OP6183 Cesium Lead Bromide Perovskite CsPbBr3 Powder CAS No. 15243-48-8

Cesium Lead Bromide Description

Cesium Lead Bromide (CsPbBr3) is a lead halide perovskite material that has gained significant attention for its optoelectronic properties. Its chemical composition consists of cesium (Cs⁺), lead (Pb²⁺), and bromide (Br⁻) ions. It belongs to the broader family of perovskite materials and is particularly noted for its use in light-emitting diodes (LEDs), photodetectors, and solar cells.

Cesium Lead Bromide (CsPbBr₃) is a versatile and highly efficient perovskite material used in a variety of optoelectronic applications, particularly for green LEDs, photodetectors, and tandem solar cells.

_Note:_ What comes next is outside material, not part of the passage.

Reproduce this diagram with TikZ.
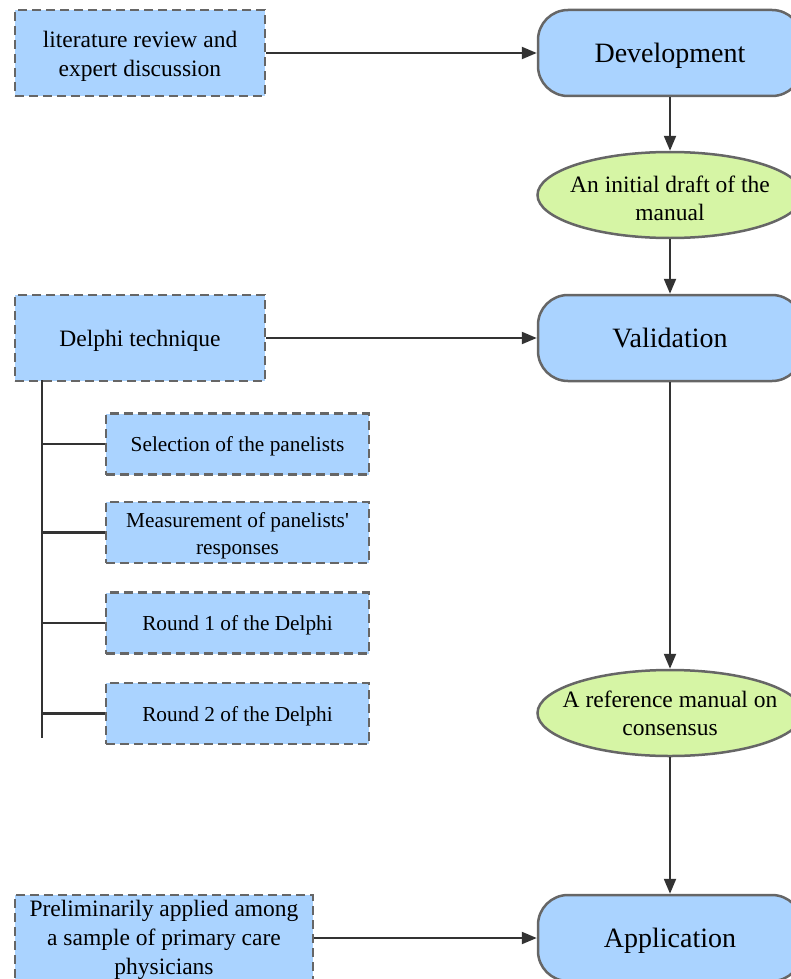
\documentclass[tikz,border=0pt]{standalone}
\usepackage{fontspec}
\setmainfont{Liberation Serif}
\usetikzlibrary{positioning,shapes.geometric,arrows.meta}

\definecolor{boxblue}{RGB}{170,211,255}
\definecolor{ovalgreen}{RGB}{214,245,165}
\definecolor{edgegray}{RGB}{102,102,102}
\definecolor{linedark}{RGB}{51,51,51}

% invisible strut that pushes a line of text a little lower in its box
\newcommand{\topstrut}[1][0.95em]{\rule{0pt}{#1}}

\tikzset{
  stage/.style={draw=edgegray, fill=boxblue, line width=2.5pt, rounded corners=30pt,
    minimum width=264pt, minimum height=86pt, text depth=0pt,
    font=\fontsize{28}{34}\selectfont},
  outcome/.style={ellipse, draw=edgegray, fill=ovalgreen, line width=2.5pt,
    minimum width=265pt, minimum height=86pt, inner xsep=-20pt, inner ysep=0pt,
    align=center, font=\fontsize{23.5}{28}\selectfont},
  source/.style={draw=edgegray, fill=boxblue, line width=2.5pt, dash pattern=on 9pt off 5pt,
    minimum width=250pt, minimum height=86pt, inner sep=0pt, align=center,
    font=\fontsize{23.5}{29}\selectfont},
  stepbox/.style={draw=edgegray, fill=boxblue, line width=2.5pt, dash pattern=on 9pt off 5pt,
    minimum width=263pt, minimum height=61pt, inner sep=0pt, align=center,
    font=\fontsize{21.3}{27}\selectfont},
  flow/.style={draw=linedark, line width=2.2pt, -{Triangle[length=15pt,width=12pt]}},
  branch/.style={draw=linedark, line width=2.2pt}
}

\begin{document}
\begin{tikzpicture}[x=1pt,y=-1pt]
  \path[use as bounding box, clip] (0,0) rectangle (791,979);

  % main column
  \node[stage] (dev) at (670,53) {Development};
  \node[outcome] (draft) at (670,195) {\topstrut An initial draft of the\\manual};
  \node[stage] (valid) at (670,338) {Validation};
  \node[outcome] (consensus) at (670,713) {A reference manual on\\consensus};
  \node[stage] (appl) at (670,938) {Application};

  % methods on the left
  \node[source] (lit) at (140,53) {\topstrut literature review and\\expert discussion};
  \node[source] (delphi) at (140,338) {\topstrut Delphi technique};
  \node[source, minimum width=298pt] (prelim) at (164,938)
    {\topstrut[0.85em]Preliminarily applied among\\a sample of primary care\\physicians};

  % Delphi steps
  \node[stepbox] (panel) at (237.5,444) {\topstrut Selection of the panelists};
  \node[stepbox] (measure) at (237.5,532.5)
    {\topstrut[1.05em]Measurement of panelists\textquotesingle\\responses};
  \node[stepbox] (round1) at (237.5,623) {\topstrut Round 1 of the Delphi};
  \node[stepbox] (round2) at (237.5,713.5) {\topstrut Round 2 of the Delphi};

  \coordinate (trunk) at (42,380);
  \coordinate (trunkend) at (42,738);
  \draw[branch] (trunk) -- (trunkend);
  \foreach \s in {panel,measure,round1,round2}
    \draw[branch] (\s.west -| trunk) -- (\s.west);

  % arrows
  \draw[flow] (lit) -- (dev);
  \draw[flow] (delphi) -- (valid);
  \draw[flow] (prelim) -- (appl);
  \draw[flow] (dev) -- (draft);
  \draw[flow] (draft) -- (valid);
  \draw[flow] (valid) -- (consensus);
  \draw[flow] (consensus) -- (appl);

\end{tikzpicture}
\end{document}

Despite its advantages, challenges like lead toxicity and moisture sensitivity need to be addressed for its broader commercialization.

Cesium Lead Bromide Specification

Cesium Lead Bromide Applications

• Perovskite LEDs (PeLEDs): CsPbBr₃ is primarily used in green light-emitting diodes due to its strong photoluminescence.
• Solar Cells: It is used in tandem solar cells, where its high band gap allows it to capture the higher-energy portion of the solar spectrum.
• Photodetectors: CsPbBr₃ is used in devices designed to detect light due to its high light absorption and fast charge transport properties.

Cesium Lead Bromide Packing

Our Cesium Lead Bromide is carefully handled during storage and transportation to preserve the quality of our product in its original condition.

1g, or as required in glass bottle.

FAQs

Q1: What is Cesium Lead Bromide (CsPbBr₃)?

Answer: Cesium Lead Bromide (CsPbBr₃) is an inorganic perovskite material composed of cesium (Cs⁺), lead (Pb²⁺), and bromide (Br⁻) ions. It is widely used in optoelectronic applications like light-emitting diodes (LEDs), solar cells, and photodetectors due to its strong luminescence and efficient light absorption.

Q2: What is the band gap of CsPbBr₃, and why is it important?

Answer: The band gap of CsPbBr₃ is approximately 2.3 eV, which is ideal for emitting green light. The band gap determines how efficiently the material absorbs and emits light, making it crucial for applications like LEDs and photodetectors.

Q3: How is CsPbBr₃ synthesized?

Answer: CsPbBr₃ can be synthesized using solution-based techniques like spin-coating or hot-injection methods. These methods allow the formation of thin films or nanocrystals, depending on the application.